For two years, the couple were not allowed to enter Russia. They were eventually forgiven in 1907, when they settled in St Petersburg. Victoria Melita converted to Orthodoxy as Grand Duchess Victoria Fyodorovna.
Victoria and Kirill fled Russia during the revolution and took up residence in France. In 1924, to the horror of the other members of the Romanov dynasty, Kirill declared himself the emperor of Russia.

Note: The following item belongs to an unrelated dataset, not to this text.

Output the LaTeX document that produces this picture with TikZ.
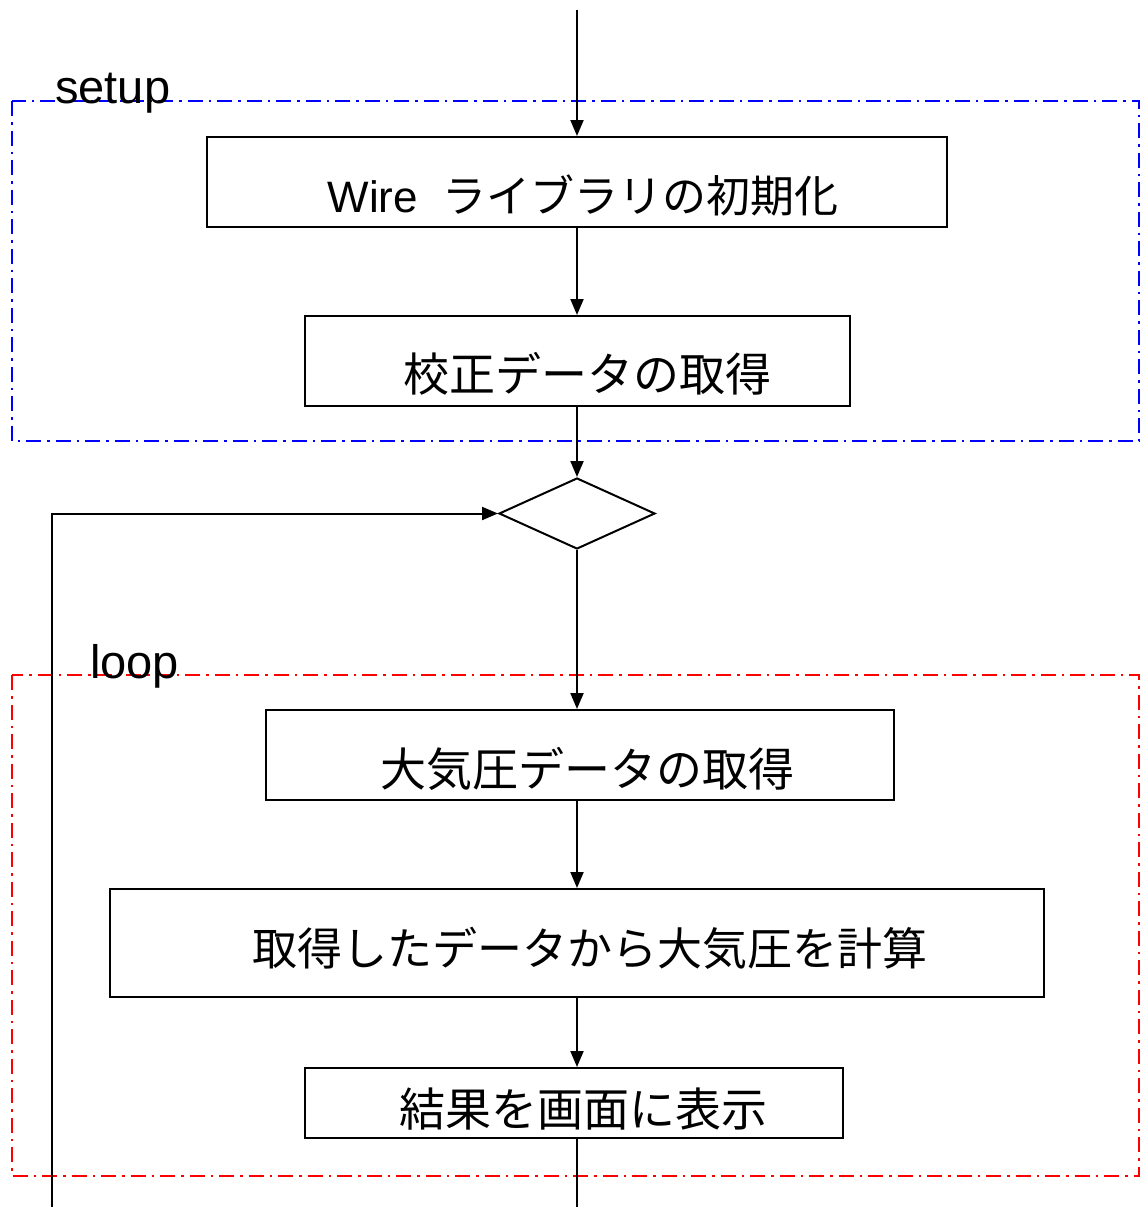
\documentclass[tikz,border=0pt]{standalone}
\usepackage{fontspec}
\setmainfont{Liberation Sans}
\newfontfamily\cjk{Noto Sans CJK JP}
\usetikzlibrary{arrows.meta,shapes.geometric}
\begin{document}
\begin{tikzpicture}[x=1pt,y=-1pt,
  procbox/.style={draw=black,line width=2pt,rectangle,inner sep=0pt},
  boxtext/.style={inner sep=0pt,font=\fontsize{46}{50}\selectfont},
  grplabel/.style={inner sep=0pt,anchor=base west,font=\fontsize{47}{50}\selectfont},
  flow/.style={line width=2pt,-{Triangle[length=16pt,width=13pt]}},
  plain/.style={line width=2pt},
  dashdot/.style={line width=2pt,dash pattern=on 15pt off 6pt on 2.5pt off 6pt},
]
\useasboundingbox (0,0) rectangle (1141,1207);
% group frames
\draw[dashdot,draw=blue] (12,101) rectangle (1139,441);
\draw[dashdot,draw=red] (12,675) rectangle (1139,1176);
\node[grplabel] (setuplbl) at (55,103) {setup};
\node[grplabel] (looplbl) at (90,678) {loop};
% boxes
\node[procbox,minimum width=740pt,minimum height=90pt] (b1) at (577,182) {};
\node[procbox,minimum width=545pt,minimum height=90pt] (b2) at (577.5,361) {};
\node[diamond,draw=black,line width=2pt,inner sep=0pt,minimum width=156pt,minimum height=71pt] (dia) at (577,513.5) {};
\node[procbox,minimum width=628pt,minimum height=90pt] (b3) at (580,755) {};
\node[procbox,minimum width=934pt,minimum height=108pt] (b4) at (577,943) {};
\node[procbox,minimum width=538pt,minimum height=70pt] (b5) at (574,1103) {};
% texts
\node[boxtext,font=\fontsize{44}{48}\selectfont] (t1) at (583,195) {Wire\ \ {\cjk ライブラリの初期化}};
\node[boxtext] (t2) at (587,374) {\cjk 校正データの取得};
\node[boxtext] (t3) at (587,769) {\cjk 大気圧データの取得};
\node[boxtext,font=\fontsize{45}{50}\selectfont] (t4) at (590,948) {\cjk 取得したデータから大気圧を計算};
\node[boxtext] (t5) at (583,1109) {\cjk 結果を画面に表示};
% connectors
\coordinate (top) at (577,10);
\coordinate (bot) at (577,1207);
\coordinate (lb) at (52,1207);
\draw[flow] (top) -- (b1.north);
\draw[flow] (b1.south) -- (b2.north -| b1.south);
\draw[flow] (b2.south -| dia.north) -- (dia.north);
\draw[flow] (dia.south) -- (b3.north -| dia.south);
\draw[flow] (b3.south -| b4.north) -- (b4.north);
\draw[flow] (b4.south) -- (b5.north -| b4.south);
\draw[plain] (b5.south -| bot) -- (bot);
\draw[flow] (lb) |- (dia.west);
\end{tikzpicture}
\end{document}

Dowager Empress Maria Fyodorovna sent him a telegram, making it quite clear that she did not recognise his right to the title: “I am convinced that my two beloved sons are alive and so cannot consider your act a fait accompli.”
Victoria and Kirill’s son, Vladimir, regarded himself as the head of the House of Romanov and titular tsar. When Vladimir died in 1992, he was buried in the St Peter and St Paul Cathedral in St Petersburg. In 1995, his parents’ remains were reinterred alongside him.